*Task description:* Drop the pictures, then extract the listing word for word.

*Source excerpt:*
────────
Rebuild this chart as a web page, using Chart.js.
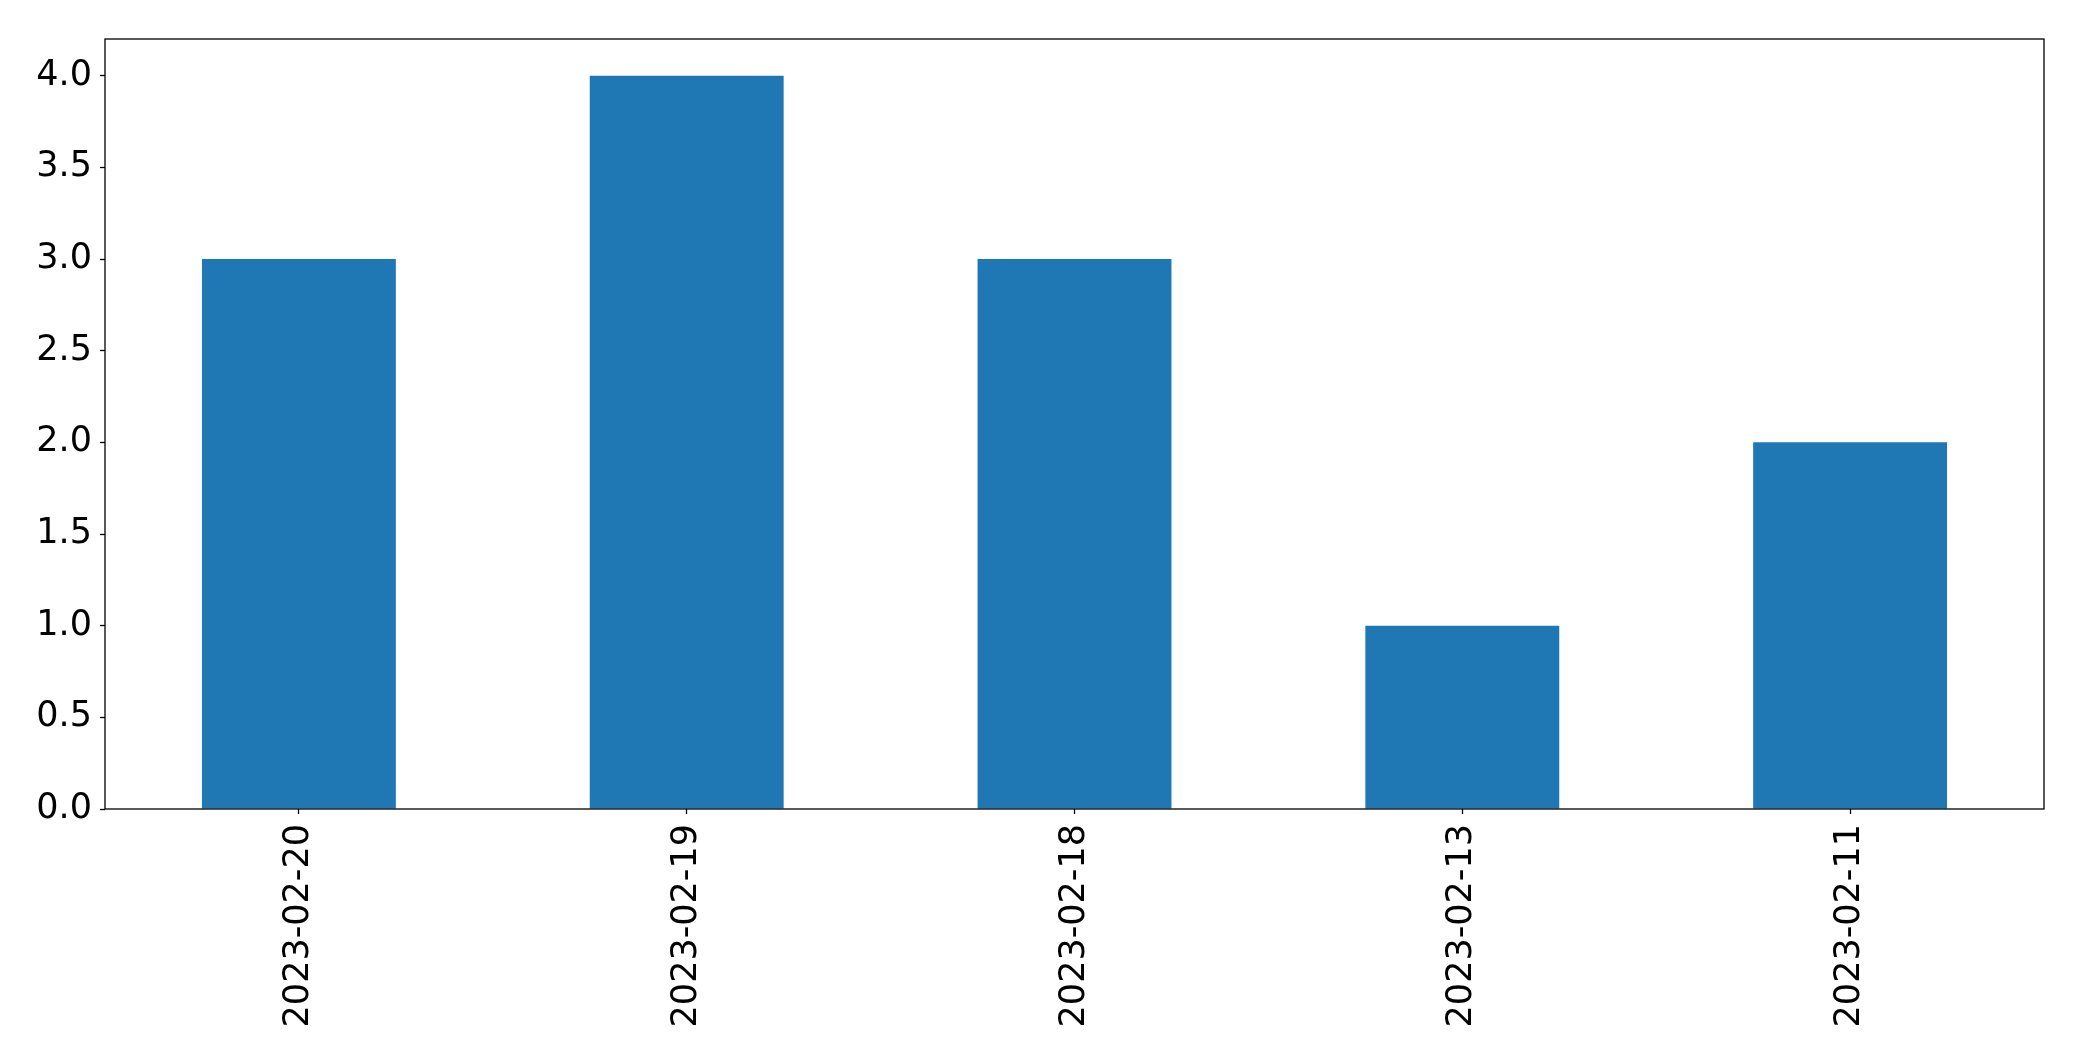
<!DOCTYPE html>
<html>
<head>
<meta charset="utf-8">
<script src="https://cdn.jsdelivr.net/npm/chart.js@4"></script>
<style>
  html, body { margin: 0; padding: 0; background: #fff; }
  canvas { display: block; }
</style>
</head>
<body>
<canvas id="chart" width="2082" height="1061"></canvas>
<script>
// Data
const categories = ["2023-02-20", "2023-02-19", "2023-02-18", "2023-02-13", "2023-02-11"];
const counts = [3, 4, 3, 1, 2];
const yMax = 4.2;

// Draw the full box around the plot area, like matplotlib
const frameBox = {
    id: "frameBox",
    afterDatasetsDraw(chart) {
        const a = chart.chartArea;
        const c = chart.ctx;
        c.save();
        c.strokeStyle = "#000";
        c.lineWidth = 1.3;
        c.strokeRect(a.left, a.top, a.right - a.left, a.bottom - a.top);
        c.restore();
    }
};

const font = { family: "'DejaVu Sans'", size: 35 };

new Chart(document.getElementById("chart").getContext("2d"), {
    type: "bar",
    data: {
        labels: categories,
        datasets: [{
            data: counts,
            backgroundColor: "#1f77b4",
            barPercentage: 0.5,
            categoryPercentage: 1
        }]
    },
    options: {
        responsive: false,
        animation: false,
        layout: { padding: { top: 39, right: 38, left: 0, bottom: 0 } },
        plugins: { legend: { display: false }, tooltip: { enabled: false } },
        scales: {
            x: {
                grid: { offset: false, drawOnChartArea: false, drawTicks: true, tickLength: 5, tickColor: "#000", tickWidth: 1.3 },
                border: { display: false },
                ticks: { color: "#000", font: font, minRotation: 90, maxRotation: 90, padding: 10 },
                afterFit(scale) { scale.height = 252; }
            },
            y: {
                min: 0,
                max: yMax,
                grid: { drawOnChartArea: false, drawTicks: true, tickLength: 5, tickColor: "#000", tickWidth: 1.3 },
                border: { display: false },
                ticks: {
                    color: "#000", font: font, stepSize: 0.5, includeBounds: false, padding: 8,
                    callback: v => v.toFixed(1)
                },
                afterFit(scale) { scale.width = 105; }
            }
        }
    },
    plugins: [frameBox]
});
</script>
</body>
</html>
────────
*Output of the exercise:*
Rebuild this chart as a web page, using Chart.js.
<!DOCTYPE html>
<html>
<head>
<meta charset="utf-8">
<script src="https://cdn.jsdelivr.net/npm/chart.js@4"></script>
<style>
  html, body { margin: 0; padding: 0; background: #fff; }
  canvas { display: block; }
</style>
</head>
<body>
<canvas id="chart" width="2082" height="1061"></canvas>
<script>
// Data
const categories = ["2023-02-20", "2023-02-19", "2023-02-18", "2023-02-13", "2023-02-11"];
const counts = [3, 4, 3, 1, 2];
const yMax = 4.2;

// Draw the full box around the plot area, like matplotlib
const frameBox = {
    id: "frameBox",
    afterDatasetsDraw(chart) {
        const a = chart.chartArea;
        const c = chart.ctx;
        c.save();
        c.strokeStyle = "#000";
        c.lineWidth = 1.3;
        c.strokeRect(a.left, a.top, a.right - a.left, a.bottom - a.top);
        c.restore();
    }
};

const font = { family: "'DejaVu Sans'", size: 35 };

new Chart(document.getElementById("chart").getContext("2d"), {
    type: "bar",
    data: {
        labels: categories,
        datasets: [{
            data: counts,
            backgroundColor: "#1f77b4",
            barPercentage: 0.5,
            categoryPercentage: 1
        }]
    },
    options: {
        responsive: false,
        animation: false,
        layout: { padding: { top: 39, right: 38, left: 0, bottom: 0 } },
        plugins: { legend: { display: false }, tooltip: { enabled: false } },
        scales: {
            x: {
                grid: { offset: false, drawOnChartArea: false, drawTicks: true, tickLength: 5, tickColor: "#000", tickWidth: 1.3 },
                border: { display: false },
                ticks: { color: "#000", font: font, minRotation: 90, maxRotation: 90, padding: 10 },
                afterFit(scale) { scale.height = 252; }
            },
            y: {
                min: 0,
                max: yMax,
                grid: { drawOnChartArea: false, drawTicks: true, tickLength: 5, tickColor: "#000", tickWidth: 1.3 },
                border: { display: false },
                ticks: {
                    color: "#000", font: font, stepSize: 0.5, includeBounds: false, padding: 8,
                    callback: v => v.toFixed(1)
                },
                afterFit(scale) { scale.width = 105; }
            }
        }
    },
    plugins: [frameBox]
});
</script>
</body>
</html>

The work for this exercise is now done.